■ WHAT THE EXERCISE ASKS: Below are some records. Say how many of their lines contain the string "code", and give nothing but the number.

■ DATA RECORDS:
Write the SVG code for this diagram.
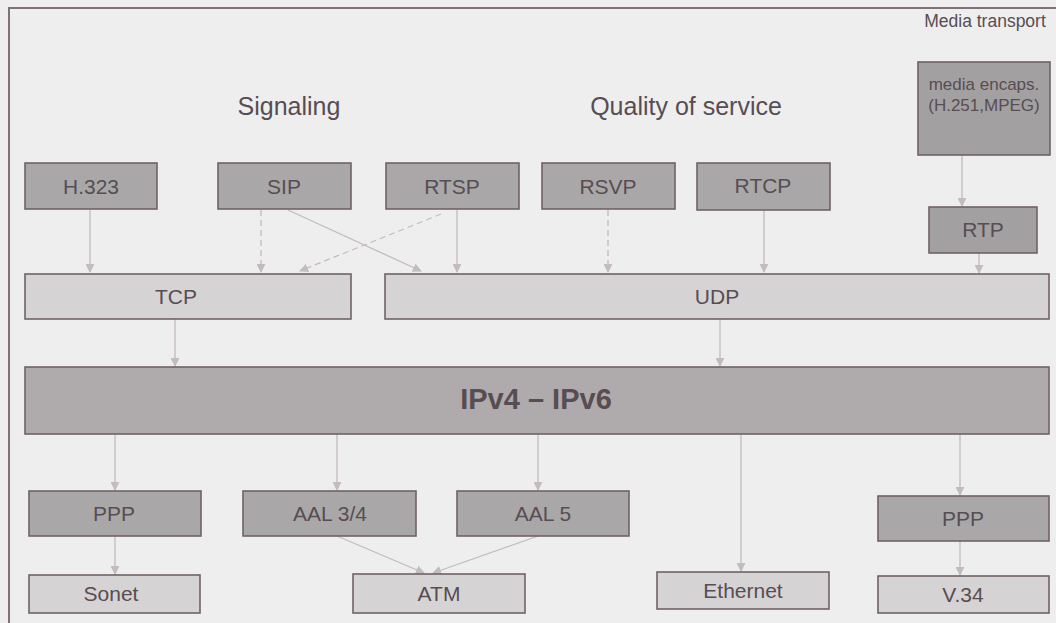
<svg xmlns="http://www.w3.org/2000/svg" width="1056" height="623" viewBox="0 0 1056 623">
<defs>
<style>
.bg{fill:#efeeef}
.frame{fill:none;stroke:#7d7278;stroke-width:2}
.dk{fill:#aaa7a8;stroke:#6e6268;stroke-width:1.6}
.md{fill:#a3a0a1;stroke:#6e6268;stroke-width:1.6}
.lt{fill:#d6d3d4;stroke:#6e6268;stroke-width:1.6}
.ip{fill:#afabac;stroke:#6e6268;stroke-width:1.6}
text{font-family:"Liberation Sans",Arial,sans-serif;fill:#574d53;text-anchor:middle}
.lbl{font-size:21px}
.big{font-size:25px}
.sm{font-size:17px}
.ipt{font-size:29px;font-weight:bold}
.c{fill:none;stroke:#c2bbbf;stroke-width:1.3}
.d{stroke-dasharray:6 4}
</style>
<marker id="ah" viewBox="0 0 10 10" refX="9" refY="5" markerWidth="9" markerHeight="9" markerUnits="userSpaceOnUse" orient="auto">
<path d="M0,0 L10,5 L0,10 z" fill="#c2bbbf"/>
</marker>
</defs>
<rect class="bg" x="0" y="0" width="1056" height="623"/>
<path class="frame" d="M9,623 L9,8 L1056,8"/>
<text class="big" x="289" y="115">Signaling</text>
<text class="big" x="686" y="115">Quality of service</text>
<text x="985" y="27" style="font-size:17.5px">Media transport</text>
<g id="connectors">
<line class="c" x1="90" y1="210" x2="90" y2="272" marker-end="url(#ah)"/>
<line class="c d" x1="261" y1="210" x2="261" y2="272" marker-end="url(#ah)"/>
<line class="c" x1="288" y1="210" x2="421" y2="271" marker-end="url(#ah)"/>
<line class="c d" x1="441" y1="214" x2="300" y2="271" marker-end="url(#ah)"/>
<line class="c" x1="457" y1="210" x2="457" y2="272" marker-end="url(#ah)"/>
<line class="c d" x1="608" y1="210" x2="608" y2="272" marker-end="url(#ah)"/>
<line class="c" x1="764" y1="210" x2="764" y2="272" marker-end="url(#ah)"/>
<line class="c" x1="962" y1="155" x2="962" y2="206" marker-end="url(#ah)"/>
<line class="c" x1="979" y1="253" x2="979" y2="273" marker-end="url(#ah)"/>
<line class="c" x1="175" y1="319" x2="175" y2="366" marker-end="url(#ah)"/>
<line class="c" x1="720" y1="319" x2="720" y2="366" marker-end="url(#ah)"/>
<line class="c" x1="115" y1="434" x2="115" y2="490" marker-end="url(#ah)"/>
<line class="c" x1="337" y1="434" x2="337" y2="490" marker-end="url(#ah)"/>
<line class="c" x1="538" y1="434" x2="538" y2="490" marker-end="url(#ah)"/>
<line class="c" x1="741" y1="434" x2="741" y2="571" marker-end="url(#ah)"/>
<line class="c" x1="960" y1="434" x2="960" y2="495" marker-end="url(#ah)"/>
<line class="c" x1="115" y1="536" x2="115" y2="574" marker-end="url(#ah)"/>
<line class="c" x1="337" y1="536" x2="424" y2="573" marker-end="url(#ah)"/>
<line class="c" x1="538" y1="536" x2="433" y2="573" marker-end="url(#ah)"/>
<line class="c" x1="960" y1="541" x2="960" y2="575" marker-end="url(#ah)"/>
</g>
<g id="h323"><rect class="dk" x="25" y="163" width="132" height="46"/><text class="lbl" x="91" y="194">H.323</text></g>
<g id="sip"><rect class="dk" x="218" y="163" width="133" height="46"/><text class="lbl" x="284" y="194">SIP</text></g>
<g id="rtsp"><rect class="dk" x="386" y="163" width="133" height="46"/><text class="lbl" x="452" y="194">RTSP</text></g>
<g id="rsvp"><rect class="dk" x="542" y="163" width="133" height="46"/><text class="lbl" x="608" y="194">RSVP</text></g>
<g id="rtcp"><rect class="dk" x="697" y="163" width="133" height="47"/><text class="lbl" x="763" y="193">RTCP</text></g>
<g id="media"><rect class="md" x="918" y="62" width="132" height="93"/><text class="sm" x="984" y="90">media encaps.</text><text class="sm" x="984" y="111">(H.251,MPEG)</text></g>
<g id="rtp"><rect class="md" x="929" y="207" width="108" height="46"/><text class="lbl" x="983" y="237">RTP</text></g>
<g id="tcp"><rect class="lt" x="25" y="274" width="326" height="45"/><text class="lbl" x="176" y="304">TCP</text></g>
<g id="udp"><rect class="lt" x="385" y="274" width="664" height="45"/><text class="lbl" x="717" y="304">UDP</text></g>
<g id="ip"><rect class="ip" x="25" y="367" width="1024" height="67"/><text class="ipt" x="536" y="409">IPv4 – IPv6</text></g>
<g id="ppp1"><rect class="dk" x="29" y="491" width="172" height="45"/><text class="lbl" x="114" y="521">PPP</text></g>
<g id="aal34"><rect class="dk" x="243" y="491" width="173" height="45"/><text class="lbl" x="330" y="521">AAL 3/4</text></g>
<g id="aal5"><rect class="dk" x="457" y="491" width="172" height="45"/><text class="lbl" x="543" y="521">AAL 5</text></g>
<g id="ppp2"><rect class="dk" x="878" y="496" width="171" height="45"/><text class="lbl" x="963" y="526">PPP</text></g>
<g id="sonet"><rect class="lt" x="29" y="575" width="171" height="38"/><text class="lbl" x="111" y="601">Sonet</text></g>
<g id="atm"><rect class="lt" x="353" y="574" width="172" height="39"/><text class="lbl" x="439" y="601">ATM</text></g>
<g id="ethernet"><rect class="lt" x="657" y="572" width="172" height="37"/><text class="lbl" x="743" y="598">Ethernet</text></g>
<g id="v34"><rect class="lt" x="878" y="576" width="171" height="37"/><text class="lbl" x="963" y="602">V.34</text></g>
</svg>
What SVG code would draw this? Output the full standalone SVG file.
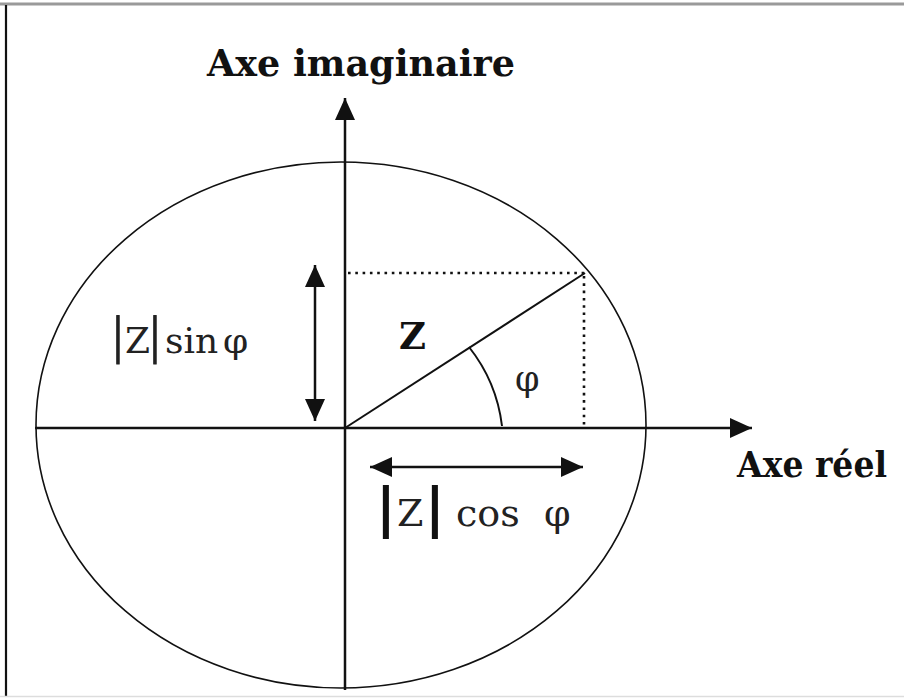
<svg xmlns="http://www.w3.org/2000/svg" width="904" height="698" viewBox="0 0 904 698">
  <defs>
    <style>
      .ln { stroke: #111; fill: none; }
      .ax { stroke-width: 2.5; }
      .dot { stroke: #111; stroke-width: 2.6; stroke-dasharray: 2.6 4.7; fill: none; }
      .ttl { font-family: "DejaVu Serif", "Liberation Serif", serif; font-weight: bold; fill: #111; }
      .lbl { font-family: "DejaVu Serif", "Liberation Serif", serif; fill: #222; }
      .bar { font-family: "Liberation Serif", serif; fill: #222; stroke: #222; stroke-width: 0.8; }
      .barb { font-family: "Liberation Serif", serif; font-weight: bold; fill: #111; stroke: #111; stroke-width: 2; }
    </style>
    <marker id="ah" markerUnits="userSpaceOnUse" markerWidth="24" markerHeight="22" refX="22" refY="10" orient="auto-start-reverse">
      <path d="M0,0 L22,10 L0,20 z" fill="#111"/>
    </marker>
  </defs>
  <rect width="904" height="698" fill="#fff"/>
  <!-- frame -->
  <line x1="0" y1="4" x2="904" y2="4" stroke="#9a9a9a" stroke-width="3"/>
  <line x1="6" y1="5" x2="6" y2="696" stroke="#111" stroke-width="2.2"/>
  <line x1="0" y1="696.5" x2="904" y2="696.5" stroke="#ddd" stroke-width="1.5"/>

  <g id="ellipse">
    <ellipse cx="341" cy="425" rx="305" ry="263" class="ln" stroke-width="1.6"/>
  </g>

  <g id="connectors">
    <line class="ln ax" x1="35" y1="428" x2="752" y2="428" marker-end="url(#ah)"/>
    <line class="ln ax" x1="345" y1="690" x2="345" y2="98" marker-end="url(#ah)"/>
    <line class="ln" stroke-width="2" x1="345" y1="428" x2="585" y2="273"/>
    <line class="dot" x1="348" y1="273" x2="585" y2="273"/>
    <line class="dot" x1="584" y1="276" x2="584" y2="428"/>
    <path class="ln" stroke-width="2" d="M502,426 A157,157 0 0 0 469,347"/>
    <line class="ln ax" x1="315" y1="265" x2="315" y2="421" marker-start="url(#ah)" marker-end="url(#ah)"/>
    <line class="ln ax" x1="370" y1="467" x2="583" y2="467" marker-start="url(#ah)" marker-end="url(#ah)"/>
  </g>

  <g id="axe-imaginaire">
    <text class="ttl" x="207" y="76" font-size="37" textLength="308" lengthAdjust="spacingAndGlyphs">Axe imaginaire</text>
  </g>
  <g id="axe-reel">
    <text class="ttl" x="737" y="477" font-size="35" textLength="150" lengthAdjust="spacingAndGlyphs">Axe réel</text>
  </g>
  <g id="z-label">
    <text class="ttl" x="399" y="349" font-size="37">Z</text>
  </g>
  <g id="phi-label">
    <text class="lbl" x="515" y="391" font-size="35">φ</text>
  </g>
  <g id="sin-label">
    <text class="lbl" y="353" font-size="36"><tspan class="bar" x="118" text-anchor="middle" font-size="52">|</tspan><tspan x="125" text-anchor="start">Z</tspan><tspan class="bar" x="155" text-anchor="middle" font-size="52">|</tspan><tspan x="165" text-anchor="start">sin</tspan><tspan x="223" text-anchor="start">φ</tspan></text>
  </g>
  <g id="cos-label">
    <text class="lbl" y="526" font-size="38"><tspan class="barb" x="386" text-anchor="middle" font-size="58">|</tspan><tspan x="397" text-anchor="start">Z</tspan><tspan class="barb" x="435" text-anchor="middle" font-size="58">|</tspan><tspan x="456" text-anchor="start">cos</tspan><tspan x="544" text-anchor="start">φ</tspan></text>
  </g>
</svg>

■ COMPLETE OUTPUT: 2